Frequently Asked Questions (FAQs)

Q1: Why are trigonometric identities important in A-Level Maths?

Trigonometric identities are essential for simplifying complex expressions, solving trigonometric equations, and proving other mathematical statements. They are fundamental tools used throughout various branches of A-Level maths, including calculus, further mathematics, and mechanics.

Q2: How can I improve my ability to prove trigonometric identities?

Practice is key. Start with simpler identities and work your way up to more complex ones. Focus on manipulating one side of the equation to make it look like the other side, using known identities strategically.

Q3: Are there any resources beyond this guide to help me learn trigonometric identities?
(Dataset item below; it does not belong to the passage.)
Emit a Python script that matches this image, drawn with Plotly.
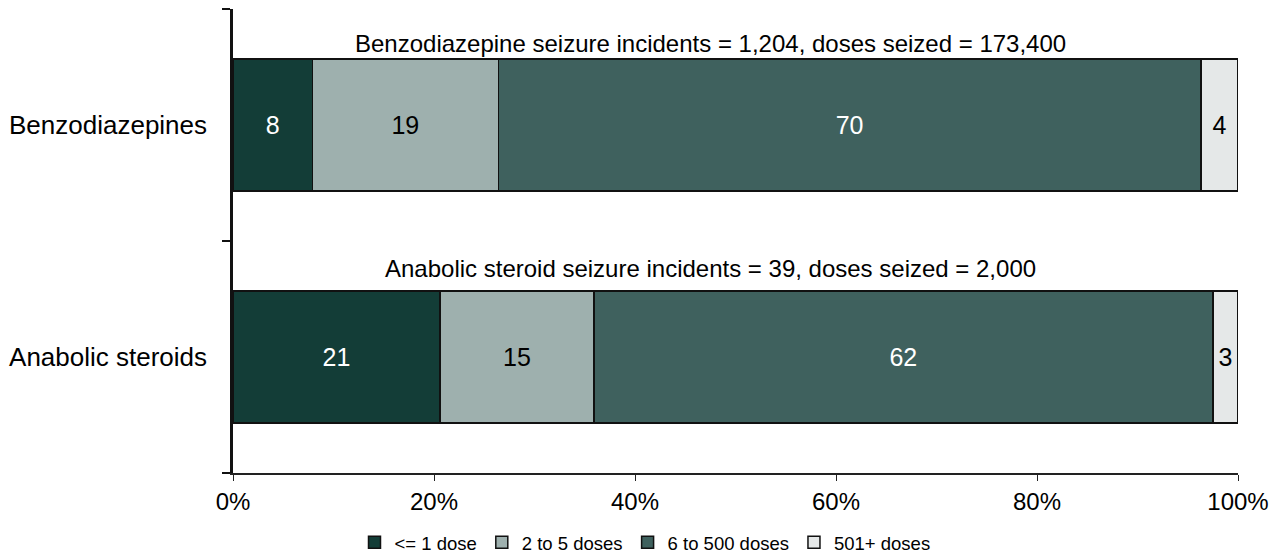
import plotly.graph_objects as go

# Share of seizure incidents by doses seized (%)
categories = ['Anabolic steroids', 'Benzodiazepines']
bands = ['<= 1 dose', '2 to 5 doses', '6 to 500 doses', '501+ doses']
shares = {
    '<= 1 dose':      [20.6, 7.9],
    '2 to 5 doses':   [15.3, 18.5],
    '6 to 500 doses': [61.6, 69.9],
    '501+ doses':     [2.5, 3.7],
}
# labels printed on the bars (rounded figures as published)
labels = {
    '<= 1 dose':      [21, 8],
    '2 to 5 doses':   [15, 19],
    '6 to 500 doses': [62, 70],
    '501+ doses':     [3, 4],
}
notes = [
    'Anabolic steroid seizure incidents = 39, doses seized = 2,000',
    'Benzodiazepine seizure incidents = 1,204, doses seized = 173,400',
]
x_ticks = [0, 20, 40, 60, 80, 100]

colors = ['#133d37', '#9eb0ae', '#3f615e', '#e5e8e8']
text_colors = ['white', 'black', 'white', 'black']
font = 'Liberation Sans, Arial, sans-serif'

fig = go.Figure()
for band, col, tcol in zip(bands, colors, text_colors):
    fig.add_trace(go.Bar(
        y=categories, x=shares[band], name=band, orientation='h',
        marker=dict(color=col, line=dict(color='#111111', width=1.5)),
        text=[str(v) for v in labels[band]],
        textposition='inside', insidetextanchor='middle',
        textfont=dict(color=tcol, size=25, family=font),
        constraintext='none',
    ))

# incident/dose totals above each bar
for i, note in enumerate(notes):
    fig.add_annotation(
        x=47.5, y=i + (0.38 if i == 0 else 0.35), xref='x', yref='y',
        text=note, showarrow=False,
        font=dict(size=24, color='black', family=font),
    )

# the page body adds an 8px margin, so the figure is shrunk to fit the window
fig.update_layout(
    barmode='stack',
    bargap=0.43,
    width=1274, height=548,
    margin=dict(l=225, r=44, t=1, b=83),
    plot_bgcolor='white', paper_bgcolor='white',
    font=dict(family=font, color='black', size=24),
    showlegend=True,
    legend=dict(
        orientation='h', x=0.5, xref='container', xanchor='center',
        y=0.024, yref='container', yanchor='middle',
        font=dict(size=18.5, family=font), traceorder='normal',
        itemwidth=30,
    ),
    uniformtext=dict(minsize=10, mode='show'),
)
fig.update_xaxes(
    range=[0, 100], tickvals=x_ticks,
    ticktext=[f'{v}%' for v in x_ticks],
    showgrid=False, zeroline=False,
    showline=True, linecolor='#222222', linewidth=1.5,
    ticks='outside', ticklen=6, tickcolor='#222222',
    tickfont=dict(size=24),
)
fig.update_yaxes(
    type='category', range=[-0.5, 1.5],
    tickson='boundaries', ticks='outside', ticklen=8, tickcolor='#111111',
    tickwidth=1.5,
    showline=True, linecolor='#111111', linewidth=2.5,
    showgrid=False, tickfont=dict(size=26), ticklabelstandoff=18,
)

fig.write_html('out.html')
Textbooks, online resources, and video tutorials offer further support. Seek out additional practice problems to reinforce your understanding.

Conclusion

A solid grasp of trigonometric identities is crucial for success in A-Level Mathematics and beyond. This guide provides a comprehensive overview of key identities, their applications, and strategies for mastering them. Through dedicated practice and a systematic approach, you can confidently navigate the complexities of trigonometric identities and unlock a deeper appreciation for the beauty and power of mathematics. Remember that consistent effort and focused practice are the keys to mastering this essential area of mathematics. Good luck!